Brooklyn Nets general manager Sean Marks said the ban of Kyrie Irving for at least five games in the wake of an anti-semitic controversy was the "best course of action" by the NBA club. ©AFP

New York (AFP) - Brooklyn Nets general manager Sean Marks said Friday the suspension of NBA star Kyrie Irving for at least five games over an anti-semitic controversy was the "best course of action."

Irving was issued the punishment by the Nets on Thursday after refusing to apologize for the firestorm caused by his social media link to a film rebuked for a wide range of anti-semitic tropes.

Irving later issued an apology on social media but Marks indicated that is only the start of the actions required of Irving before he will be reinstated by the Nets.

"He refused to disavow that until his tweet last night," Marks said."I think this was the best course of action.As it stands now, he's just suspended."

After an uproar over his link to the 2018 movie "Hebrews to Negroes: Wake Up Black America", Irving accepted responsiility for his actions and made a donation to anti-hate programs.

But NBA commissioner Adam Silver said Thursday he was disappointed at no apology and no rebuke of anti-semitism from Irving, saying they would meet within a week on the matter.

Irving then avoided an apology in media comments, prompting the Nets to issue the minimum five-game ban with Irving apologizing later, the start of his path back to the court.

"There are going to be some remedial steps and measures that are going to be put in place for him," Marks said.

"To obviously seek some counseling, designated by the team, from dealing with some anti-hate and Jewish leaders within our community.

"He's going to have to sit down with them, he's going to have to sit down with the organization after this and we'll evaluate and see if it's the right opportunity to bring him back."

Marks, the NBA's first player from New Zealand who was named the Nets' general manager in 2016, said he hopes to see change in Irving.

"I think after anything like this, you would always hope there's a change, a change in feelings, a change in attitude," Marks said.

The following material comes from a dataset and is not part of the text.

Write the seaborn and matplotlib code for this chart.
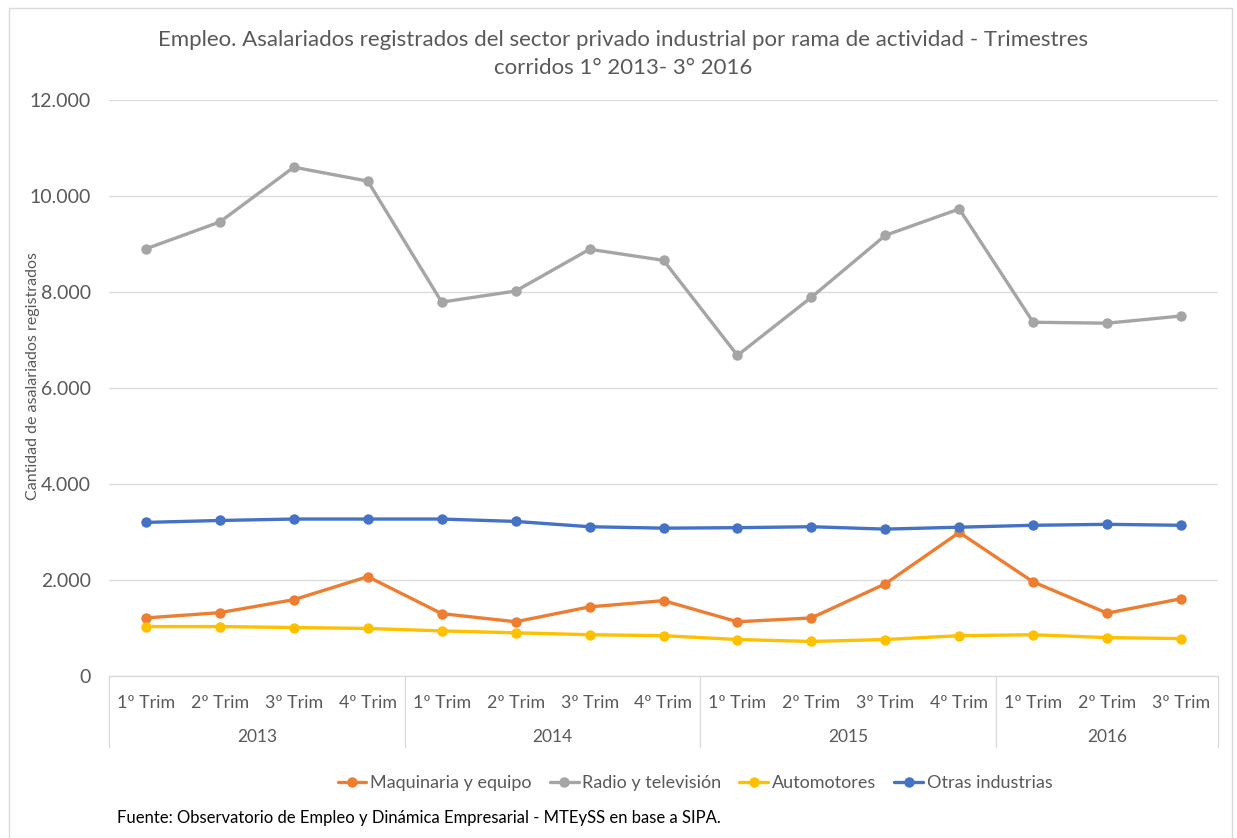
import numpy as np
import pandas as pd
import seaborn as sns
import matplotlib.pyplot as plt
from matplotlib.ticker import FuncFormatter
from matplotlib.patches import Rectangle
from matplotlib.lines import Line2D

# Data
years = ['2013', '2014', '2015', '2016']
quarters = ['1º Trim', '2º Trim', '3º Trim', '4º Trim',
            '1º Trim', '2º Trim', '3º Trim', '4º Trim',
            '1º Trim', '2º Trim', '3º Trim', '4º Trim',
            '1º Trim', '2º Trim', '3º Trim']
quarters_per_year = [4, 4, 4, 3]

maquinaria = [1210, 1320, 1590, 2070, 1300, 1130, 1440, 1570,
              1130, 1210, 1920, 2990, 1960, 1310, 1610]
radio_tv = [8900, 9460, 10600, 10310, 7790, 8020, 8890, 8660,
            6680, 7890, 9180, 9730, 7370, 7350, 7500]
automotores = [1030, 1030, 1010, 990, 940, 900, 860, 840,
               760, 720, 760, 840, 860, 800, 780]
otras = [3200, 3240, 3270, 3270, 3270, 3220, 3110, 3080,
         3090, 3110, 3060, 3100, 3140, 3160, 3140]

series_names = ['Maquinaria y equipo', 'Radio y televisión', 'Automotores', 'Otras industrias']
series_vals = [maquinaria, radio_tv, automotores, otras]
colors = ['#ED7D31', '#A5A5A5', '#FFC000', '#4472C4']

title = ('Empleo. Asalariados registrados del sector privado industrial por rama de actividad - Trimestres\n'
         'corridos 1° 2013- 3° 2016')
source = 'Fuente: Observatorio de Empleo y Dinámica Empresarial - MTEySS en base a SIPA.'

rows = []
for name, vals in zip(series_names, series_vals):
    for i, v in enumerate(vals):
        rows.append({'pos': i, 'valor': v, 'serie': name})
df = pd.DataFrame(rows)

sns.set_theme(style='white')
plt.rcParams['font.family'] = ['Lato', 'DejaVu Sans']
txt = '#595959'
grid_c = '#D9D9D9'

W, H = 1237, 838
fig = plt.figure(figsize=(W / 100, H / 100), dpi=100)
fig.patch.set_facecolor('white')
fig.patches.append(Rectangle((9 / W, -0.01), (1232 - 9) / W, 1 - 8 / H + 0.01,
                             transform=fig.transFigure, fill=False,
                             edgecolor='#D9D9D9', lw=1.0))

left, right, top, bottom = 109, 1218, 100, 676
ax = fig.add_axes([left / W, 1 - bottom / H, (right - left) / W, (bottom - top) / H])

sns.lineplot(data=df, x='pos', y='valor', hue='serie', hue_order=series_names,
             palette=colors, marker='o', markersize=7.5, markeredgewidth=0,
             linewidth=2.4, ax=ax, legend=False)

ax.set_ylim(0, 12000)
ax.set_xlim(-0.5, len(quarters) - 0.5)
ax.set_yticks(np.arange(0, 12001, 2000))
ax.yaxis.set_major_formatter(FuncFormatter(lambda v, p: f'{v:,.0f}'.replace(',', '.')))
ax.grid(axis='y', color=grid_c, lw=0.9)
ax.set_axisbelow(True)
for s in ['top', 'right', 'left']:
    ax.spines[s].set_visible(False)
ax.spines['bottom'].set_color(grid_c)
ax.spines['bottom'].set_linewidth(0.9)
ax.tick_params(axis='y', length=0, pad=13, labelsize=14, labelcolor=txt)

ax.set_xticks(range(len(quarters)))
ax.set_xticklabels(quarters)
ax.tick_params(axis='x', length=0, pad=14, labelsize=12.8, labelcolor=txt)
ax.set_xlabel('')
ax.set_ylabel('Cantidad de asalariados registrados', fontsize=11.5, color=txt)
ax.yaxis.set_label_coords((40 - left) / (right - left), (bottom - 376) / (bottom - top))

# year groups and separators
trans = ax.get_xaxis_transform()
sep_bottom = -(747 - 676) / (bottom - top)
year_y = -(737 - 676) / (bottom - top)
start = -0.5
ax.plot([start, start], [0, sep_bottom], transform=trans, color=grid_c, lw=0.9, clip_on=False)
for yr, n in zip(years, quarters_per_year):
    end = start + n
    ax.plot([end, end], [0, sep_bottom], transform=trans, color=grid_c, lw=0.9, clip_on=False)
    ax.text((start + end) / 2, year_y, yr, transform=trans, ha='center', va='center',
            fontsize=12.5, color=txt)
    start = end

fig.text(623 / W, 1 - 54 / H, title, ha='center', va='center', fontsize=16,
         color=txt, linespacing=1.45)

handles = [Line2D([], [], color=c, lw=2.4, marker='o', markersize=7.5, markeredgewidth=0)
           for c in colors]
fig.legend(handles, series_names, loc='center', bbox_to_anchor=(695 / W, 1 - 783 / H),
           ncol=4, frameon=False, fontsize=13, labelcolor=txt, handlelength=1.6,
           handletextpad=0.2, columnspacing=1.0)

fig.text(117 / W, 1 - 818 / H, source, ha='left', va='center', fontsize=12, color='black')

fig.savefig('out.png', dpi=100)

Nets star forward Kevin Durant said he trusted the organization to make the correct decision in the matter.

"I ain't here to judge nobody or talk down on nobody for how they feel, their view or anything," Durant said."I just didn't like anything that went on.

"I feel like it was all unnecessary.I felt like we could have just kept playing basketball and kept quiet as an organization.I just don't like none of it."

Durant later tweeted a clarification to his comments making it clear his remarks should not be seen as condoning hate speech.

"Just wanna clarify the statements I made at shootaround, I see some people are confused," Durant tweeted.

"I don't condone hate speech or anti-semetism, I'm about spreading love always.Our game Unites people and I wanna make sure that's at the forefront."